I removed all. All that I created. Cleaned up /etc/rc.conf, remove the module from /boot/modules/ - everything that I did above.
I run *startx* - run OpenBox. Alt + F2 - run *gmrun*. I run any program lowriter, gnome-terminal, geany or others and the system will autoreboot. x(

In /var/log/ I have a lot of logfiles. What to look even necessary?

*Added after some time.
The reason to restart not in ndisgen, and bad sectors on the hard disk. I think .


----------



## valsorym (Dec 12, 2011)

Today, I reinstalled my system. I checked it. It does not restart itself. (No auto reboot). 
I tried again to configure *ndisgen*. And the system auto rebooted again. Okay, I reanimate my system use fsck(8). I boot it, and listening to music, use text editors, and rebuild my kernel. No auto reboot. 

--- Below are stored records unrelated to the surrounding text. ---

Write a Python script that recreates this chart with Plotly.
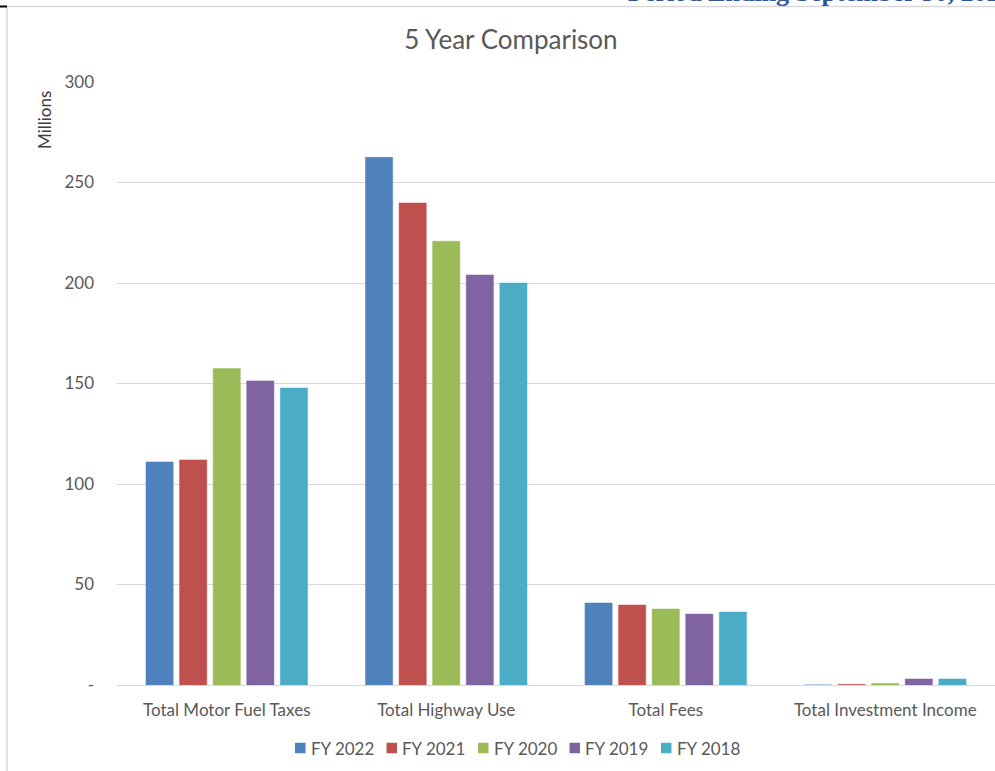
import plotly.graph_objects as go

# Revenue categories and five fiscal years of totals (in millions)
categories = ["Total Motor Fuel Taxes", "Total Highway Use", "Total Fees", "Total Investment Income"]
fy2022 = [111.0, 262.5, 40.8, 0.0]
fy2021 = [112.0, 239.8, 39.8, 0.3]
fy2020 = [157.5, 220.8, 37.8, 0.8]
fy2019 = [151.3, 204.0, 35.3, 3.0]
fy2018 = [147.8, 200.0, 36.3, 3.0]

series_names = ["FY 2022", "FY 2021", "FY 2020", "FY 2019", "FY 2018"]
series_values = [fy2022, fy2021, fy2020, fy2019, fy2018]
series_colors = ["#4F81BD", "#C0504D", "#9BBB59", "#8064A2", "#4BACC6"]

y_tickvals = [0, 50, 100, 150, 200, 250, 300]
y_ticktext = ["-", "50", "100", "150", "200", "250", "300"]

W, H = 995, 771
L, R, T, B = 117, 0, 82, 86
pw, ph = W - L - R, H - T - B


def px_x(x):
    return (x - L) / pw


def px_y(y):
    return (H - B - y) / ph


FONT = "Lato, 'Open Sans', sans-serif"
GREY = "#595959"
FS = 17

fig = go.Figure()
for name, vals, col in zip(series_names, series_values, series_colors):
    fig.add_trace(go.Bar(
        x=categories, y=vals, name=name, showlegend=False,
        marker=dict(color=col, line=dict(color=col, width=0.5)),
    ))

fig.update_layout(
    width=W, height=H,
    margin=dict(l=L, r=R, t=T, b=B),
    paper_bgcolor="white", plot_bgcolor="white",
    barmode="group", bargap=0.235, bargroupgap=0.19,
    font=dict(family=FONT, color=GREY, size=FS),
    title=dict(text="5 Year Comparison", x=511 / W, xref="container", xanchor="center",
               y=1 - 40 / H, yref="container", yanchor="middle",
               font=dict(family=FONT, size=26, color=GREY)),
    showlegend=False,
)

fig.update_xaxes(showgrid=False, showline=True, linecolor="#D9D9D9", linewidth=1,
                 ticks="", ticklabelstandoff=10,
                 tickfont=dict(family=FONT, size=FS, color=GREY))
fig.update_yaxes(range=[0, 300], tickvals=y_tickvals, ticktext=y_ticktext,
                 showgrid=True, gridcolor="#D9D9D9", gridwidth=1,
                 zeroline=False, showline=False, ticks="",
                 ticklabelstandoff=22,
                 tickfont=dict(family=FONT, size=FS, color=GREY))

# Legend row below the axis: colour key square followed by series name
leg_x0, leg_pitch, leg_y, sq = 295, 91.5, 748, 10.5
for i, (name, col) in enumerate(zip(series_names, series_colors)):
    x0 = leg_x0 + i * leg_pitch
    fig.add_shape(type="rect", xref="paper", yref="paper",
                  x0=px_x(x0), x1=px_x(x0 + sq),
                  y0=px_y(leg_y - sq / 2), y1=px_y(leg_y + sq / 2),
                  fillcolor=col, line=dict(width=0))
    fig.add_annotation(text=name, xref="paper", yref="paper",
                       x=px_x(x0 + sq + 3), y=px_y(leg_y),
                       xanchor="left", yanchor="middle", showarrow=False,
                       font=dict(family=FONT, size=FS, color=GREY))

# "Millions" display-unit label
fig.add_annotation(text="Millions", xref="paper", yref="paper",
                   x=px_x(44), y=px_y(120), xanchor="center", yanchor="middle",
                   textangle=-90, showarrow=False,
                   font=dict(family=FONT, size=FS, color="#404040"))

# Report header running along the top edge
fig.add_annotation(text="<b>Period Ending September 30, 2022</b>", xref="paper", yref="paper",
                   x=px_x(626), y=px_y(-7), xanchor="left", yanchor="middle", showarrow=False,
                   font=dict(family="'Liberation Serif', 'DejaVu Serif', serif", size=26, color="#2F5597"))

# Chart frame lines
fig.add_shape(type="line", xref="paper", yref="paper",
              x0=px_x(7), x1=px_x(W + 5), y0=px_y(6.5), y1=px_y(6.5),
              line=dict(color="#D9D9D9", width=1.5))
fig.add_shape(type="line", xref="paper", yref="paper",
              x0=px_x(7), x1=px_x(7), y0=px_y(6.5), y1=px_y(H + 5),
              line=dict(color="#D9D9D9", width=1.5))
fig.add_shape(type="line", xref="paper", yref="paper",
              x0=px_x(0), x1=px_x(7), y0=px_y(6.5), y1=px_y(6.5),
              line=dict(color="black", width=2))

fig.write_html("out.html")
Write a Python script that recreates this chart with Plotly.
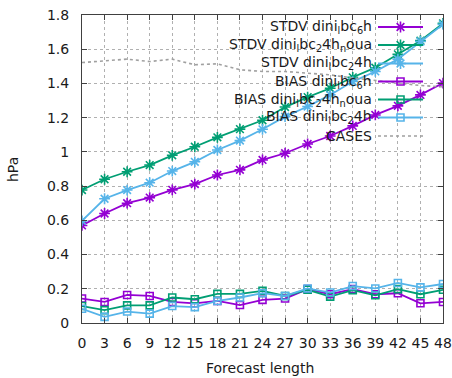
import plotly.graph_objects as go

# Forecast lead times (hours)
lead = [0, 3, 6, 9, 12, 15, 18, 21, 24, 27, 30, 33, 36, 39, 42, 45, 48]
tick_vals = lead
tick_text = [str(v) for v in lead]

# Standard deviation (hPa)
stdv_6h = [0.57, 0.64, 0.70, 0.733, 0.778, 0.812, 0.865, 0.895, 0.953, 0.992,
           1.046, 1.093, 1.152, 1.216, 1.269, 1.333, 1.402]
stdv_24h_noua = [0.777, 0.840, 0.884, 0.923, 0.980, 1.030, 1.085, 1.133, 1.185,
                 1.262, 1.320, 1.372, 1.436, 1.492, 1.570, 1.650, 1.751]
stdv_24h = [0.597, 0.726, 0.777, 0.820, 0.888, 0.942, 1.011, 1.066, 1.132, 1.206,
            1.265, 1.333, 1.411, 1.470, 1.542, 1.645, 1.745]

# Bias (hPa)
bias_6h = [0.143, 0.123, 0.164, 0.158, 0.123, 0.115, 0.129, 0.105, 0.135, 0.143,
           0.198, 0.168, 0.198, 0.168, 0.174, 0.115, 0.123]
bias_24h_noua = [0.099, 0.075, 0.103, 0.103, 0.149, 0.139, 0.170, 0.170, 0.188,
                 0.158, 0.194, 0.154, 0.192, 0.162, 0.198, 0.168, 0.194]
bias_24h = [0.083, 0.036, 0.067, 0.055, 0.099, 0.093, 0.129, 0.149, 0.174, 0.158,
            0.202, 0.178, 0.216, 0.202, 0.234, 0.208, 0.228]

# Number of cases (scaled onto the hPa axis)
cases = [1.522, 1.534, 1.542, 1.528, 1.542, 1.509, 1.515, 1.480, 1.470, 1.470,
         1.460, 1.450, 1.432, 1.418, 1.405, 1.388, 1.380]

PURPLE = "#9400D3"
GREEN = "#009E73"
BLUE = "#56B4E9"
GREY = "#a0a0a0"
FONT = "DejaVu Sans"
FS = 14
TXT = "#1a1a1a"

series = [
    ("STDV dini<sub>l</sub>bc<sub>6</sub>h", stdv_6h, PURPLE, "asterisk-open", 9),
    ("STDV dini<sub>l</sub>bc<sub>2</sub>4h<sub>n</sub>oua", stdv_24h_noua, GREEN, "asterisk-open", 9),
    ("STDV dini<sub>l</sub>bc<sub>2</sub>4h", stdv_24h, BLUE, "asterisk-open", 9),
    ("BIAS dini<sub>l</sub>bc<sub>6</sub>h", bias_6h, PURPLE, "square-open", 7),
    ("BIAS dini<sub>l</sub>bc<sub>2</sub>4h<sub>n</sub>oua", bias_24h_noua, GREEN, "square-open", 7),
    ("BIAS dini<sub>l</sub>bc<sub>2</sub>4h", bias_24h, BLUE, "square-open", 7),
]

fig = go.Figure()

for name, vals, col, sym, size in series:
    fig.add_trace(go.Scatter(
        x=lead, y=vals, mode="lines+markers", name=name,
        line=dict(color=col, width=1.8),
        marker=dict(symbol=sym, size=size, color=col, line=dict(color=col, width=1.6)),
        showlegend=False,
    ))

fig.add_trace(go.Scatter(
    x=lead, y=cases, mode="lines", name="CASES",
    line=dict(color=GREY, width=1.6, dash="dot"), showlegend=False,
))

# Gnuplot-style key: right-aligned labels with the sample to their right
L, R, T, B = 82, 9, 15, 55
W, H = 452 - L - R, 378 - T - B
def px_x(p):
    return (p - L) / W
def px_y(p):
    return (378 - B - p) / H

row_y = [27, 45, 63.5, 81.5, 99.5, 117.5, 136]
text_x = px_x(374)
s0, s1, sm = px_x(378), px_x(423), px_x(400.5)

annotations = []
key_items = [(n, c, s, z, "solid") for n, _, c, s, z in series] + [("CASES", GREY, None, 0, "dot")]
for (name, col, sym, size, dash), ry in zip(key_items, row_y):
    yy = px_y(ry)
    annotations.append(dict(
        x=text_x, y=yy, xref="paper", yref="paper", text=name, showarrow=False,
        xanchor="right", yanchor="middle", font=dict(family=FONT, size=FS, color=TXT),
    ))
    fig.add_trace(go.Scatter(
        x=[s0, s1], y=[yy, yy], mode="lines", xaxis="x2", yaxis="y2",
        line=dict(color=col, width=1.8 if dash == "solid" else 1.6, dash=dash),
        showlegend=False, hoverinfo="skip",
    ))
    if sym:
        fig.add_trace(go.Scatter(
            x=[sm], y=[yy], mode="markers", xaxis="x2", yaxis="y2",
            marker=dict(symbol=sym, size=size, color=col, line=dict(color=col, width=1.6)),
            showlegend=False, hoverinfo="skip",
        ))

# Axis titles
annotations.append(dict(
    x=px_x(260), y=px_y(368), xref="paper", yref="paper", text="Forecast length",
    showarrow=False, xanchor="center", yanchor="middle",
    font=dict(family=FONT, size=FS, color=TXT),
))
annotations.append(dict(
    x=px_x(13), y=px_y(170), xref="paper", yref="paper", text="hPa", textangle=-90,
    showarrow=False, xanchor="center", yanchor="middle",
    font=dict(family=FONT, size=FS, color=TXT),
))

axis_common = dict(
    showline=True, linecolor="#404040", linewidth=1, mirror="ticks",
    ticks="inside", ticklen=5, tickcolor="#404040", automargin=False,
    showgrid=True, gridcolor="#b0b0b0", griddash="dot", gridwidth=1,
    zeroline=False, tickfont=dict(family=FONT, size=FS, color=TXT),
)

fig.update_layout(
    width=452, height=378,
    margin=dict(l=L, r=R, t=T, b=B),
    paper_bgcolor="white", plot_bgcolor="white",
    font=dict(family=FONT, size=FS, color=TXT),
    xaxis=dict(range=[0, 48], tickvals=tick_vals, ticktext=tick_text,
               ticklabelstandoff=7, **axis_common),
    yaxis=dict(range=[0, 1.8], dtick=0.2, tickformat="~g",
               ticklabelstandoff=9, **axis_common),
    xaxis2=dict(overlaying="x", range=[0, 1], visible=False, anchor="y2"),
    yaxis2=dict(overlaying="y", range=[0, 1], visible=False, anchor="x2"),
    annotations=annotations,
    shapes=[dict(type="rect", xref="paper", yref="paper",
                 x0=px_x(188), x1=0.998, y0=px_y(147), y1=0.998,
                 fillcolor="white", line=dict(width=0), layer="between")],
)

fig.write_html("out.html")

I think, maybe I use bad driver? But this driver I used when I used Windows Xp in my Dell Vostro 3500 laptop. 

How  you think - what is it?


----------



## Nicholas (Jan 8, 2012)

Hi, doorways. Look here: http://forums.freebsd.org/showthread.php?t=28548, follow instructions from PC-BSD wiki. The WinXP driver works for me, though I have to *kldload* the module manually and not to restart netif.


----------